• Data block:
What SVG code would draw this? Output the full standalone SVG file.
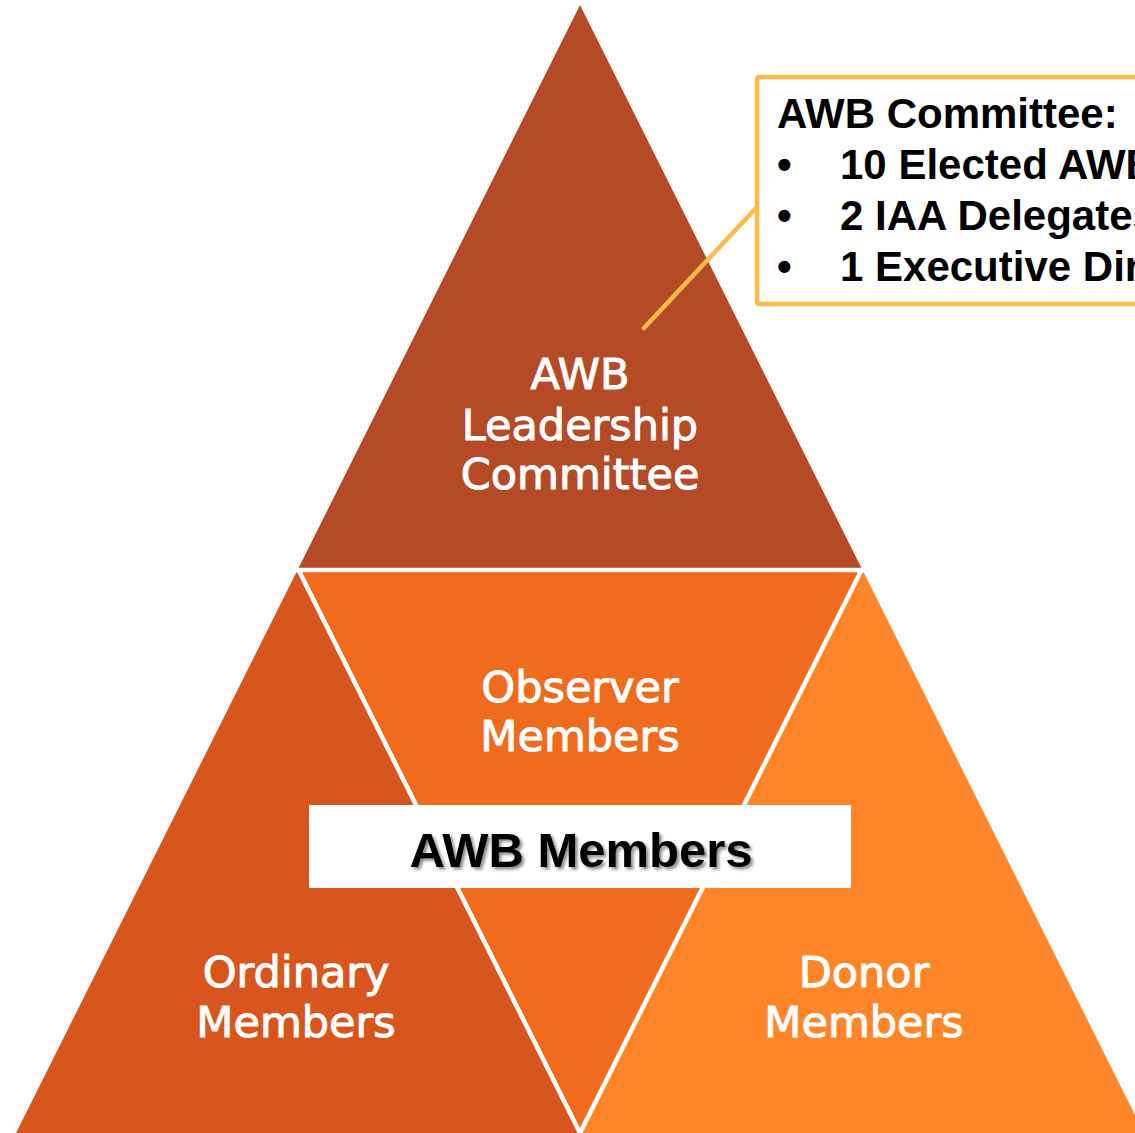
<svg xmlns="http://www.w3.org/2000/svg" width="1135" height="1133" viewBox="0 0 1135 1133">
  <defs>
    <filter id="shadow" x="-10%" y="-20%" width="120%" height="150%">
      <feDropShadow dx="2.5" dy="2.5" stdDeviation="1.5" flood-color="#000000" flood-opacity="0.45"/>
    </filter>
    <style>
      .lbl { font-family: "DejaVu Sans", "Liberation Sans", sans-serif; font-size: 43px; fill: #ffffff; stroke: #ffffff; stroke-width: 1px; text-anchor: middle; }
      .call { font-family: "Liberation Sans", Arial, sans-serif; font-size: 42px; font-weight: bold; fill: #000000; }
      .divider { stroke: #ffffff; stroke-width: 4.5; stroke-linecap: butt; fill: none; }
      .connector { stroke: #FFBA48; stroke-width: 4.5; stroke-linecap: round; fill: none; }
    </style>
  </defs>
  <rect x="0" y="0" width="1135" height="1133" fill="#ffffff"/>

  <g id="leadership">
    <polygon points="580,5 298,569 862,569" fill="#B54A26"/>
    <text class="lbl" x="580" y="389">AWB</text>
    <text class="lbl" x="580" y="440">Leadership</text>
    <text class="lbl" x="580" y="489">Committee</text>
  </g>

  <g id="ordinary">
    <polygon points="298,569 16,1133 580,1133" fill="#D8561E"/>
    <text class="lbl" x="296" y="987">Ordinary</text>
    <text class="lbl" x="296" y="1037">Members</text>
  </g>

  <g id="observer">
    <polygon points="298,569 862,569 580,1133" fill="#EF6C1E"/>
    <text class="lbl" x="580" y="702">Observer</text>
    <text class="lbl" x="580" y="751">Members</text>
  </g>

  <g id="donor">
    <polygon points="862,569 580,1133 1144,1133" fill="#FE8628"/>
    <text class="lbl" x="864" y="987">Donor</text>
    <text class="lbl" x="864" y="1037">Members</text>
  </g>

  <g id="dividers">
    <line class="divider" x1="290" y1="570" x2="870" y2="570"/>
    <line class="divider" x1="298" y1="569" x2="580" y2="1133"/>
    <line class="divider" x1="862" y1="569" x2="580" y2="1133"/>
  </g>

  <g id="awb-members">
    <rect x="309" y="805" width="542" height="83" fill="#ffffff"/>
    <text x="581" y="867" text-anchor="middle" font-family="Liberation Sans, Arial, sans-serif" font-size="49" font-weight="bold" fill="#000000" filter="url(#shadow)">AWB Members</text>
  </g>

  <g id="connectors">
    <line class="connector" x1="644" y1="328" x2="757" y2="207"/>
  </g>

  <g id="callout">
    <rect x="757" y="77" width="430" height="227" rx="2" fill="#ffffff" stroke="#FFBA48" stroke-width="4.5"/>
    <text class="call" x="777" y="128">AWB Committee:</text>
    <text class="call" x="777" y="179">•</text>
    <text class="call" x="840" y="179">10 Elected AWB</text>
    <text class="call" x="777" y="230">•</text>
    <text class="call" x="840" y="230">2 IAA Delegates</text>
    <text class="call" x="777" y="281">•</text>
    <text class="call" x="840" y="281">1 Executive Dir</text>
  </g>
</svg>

• Aim:
Print the complete listing exactly as it stands, without its pictures.

• Complete answer:
What SVG code would draw this? Output the full standalone SVG file.
<svg xmlns="http://www.w3.org/2000/svg" width="1135" height="1133" viewBox="0 0 1135 1133">
  <defs>
    <filter id="shadow" x="-10%" y="-20%" width="120%" height="150%">
      <feDropShadow dx="2.5" dy="2.5" stdDeviation="1.5" flood-color="#000000" flood-opacity="0.45"/>
    </filter>
    <style>
      .lbl { font-family: "DejaVu Sans", "Liberation Sans", sans-serif; font-size: 43px; fill: #ffffff; stroke: #ffffff; stroke-width: 1px; text-anchor: middle; }
      .call { font-family: "Liberation Sans", Arial, sans-serif; font-size: 42px; font-weight: bold; fill: #000000; }
      .divider { stroke: #ffffff; stroke-width: 4.5; stroke-linecap: butt; fill: none; }
      .connector { stroke: #FFBA48; stroke-width: 4.5; stroke-linecap: round; fill: none; }
    </style>
  </defs>
  <rect x="0" y="0" width="1135" height="1133" fill="#ffffff"/>

  <g id="leadership">
    <polygon points="580,5 298,569 862,569" fill="#B54A26"/>
    <text class="lbl" x="580" y="389">AWB</text>
    <text class="lbl" x="580" y="440">Leadership</text>
    <text class="lbl" x="580" y="489">Committee</text>
  </g>

  <g id="ordinary">
    <polygon points="298,569 16,1133 580,1133" fill="#D8561E"/>
    <text class="lbl" x="296" y="987">Ordinary</text>
    <text class="lbl" x="296" y="1037">Members</text>
  </g>

  <g id="observer">
    <polygon points="298,569 862,569 580,1133" fill="#EF6C1E"/>
    <text class="lbl" x="580" y="702">Observer</text>
    <text class="lbl" x="580" y="751">Members</text>
  </g>

  <g id="donor">
    <polygon points="862,569 580,1133 1144,1133" fill="#FE8628"/>
    <text class="lbl" x="864" y="987">Donor</text>
    <text class="lbl" x="864" y="1037">Members</text>
  </g>

  <g id="dividers">
    <line class="divider" x1="290" y1="570" x2="870" y2="570"/>
    <line class="divider" x1="298" y1="569" x2="580" y2="1133"/>
    <line class="divider" x1="862" y1="569" x2="580" y2="1133"/>
  </g>

  <g id="awb-members">
    <rect x="309" y="805" width="542" height="83" fill="#ffffff"/>
    <text x="581" y="867" text-anchor="middle" font-family="Liberation Sans, Arial, sans-serif" font-size="49" font-weight="bold" fill="#000000" filter="url(#shadow)">AWB Members</text>
  </g>

  <g id="connectors">
    <line class="connector" x1="644" y1="328" x2="757" y2="207"/>
  </g>

  <g id="callout">
    <rect x="757" y="77" width="430" height="227" rx="2" fill="#ffffff" stroke="#FFBA48" stroke-width="4.5"/>
    <text class="call" x="777" y="128">AWB Committee:</text>
    <text class="call" x="777" y="179">•</text>
    <text class="call" x="840" y="179">10 Elected AWB</text>
    <text class="call" x="777" y="230">•</text>
    <text class="call" x="840" y="230">2 IAA Delegates</text>
    <text class="call" x="777" y="281">•</text>
    <text class="call" x="840" y="281">1 Executive Dir</text>
  </g>
</svg>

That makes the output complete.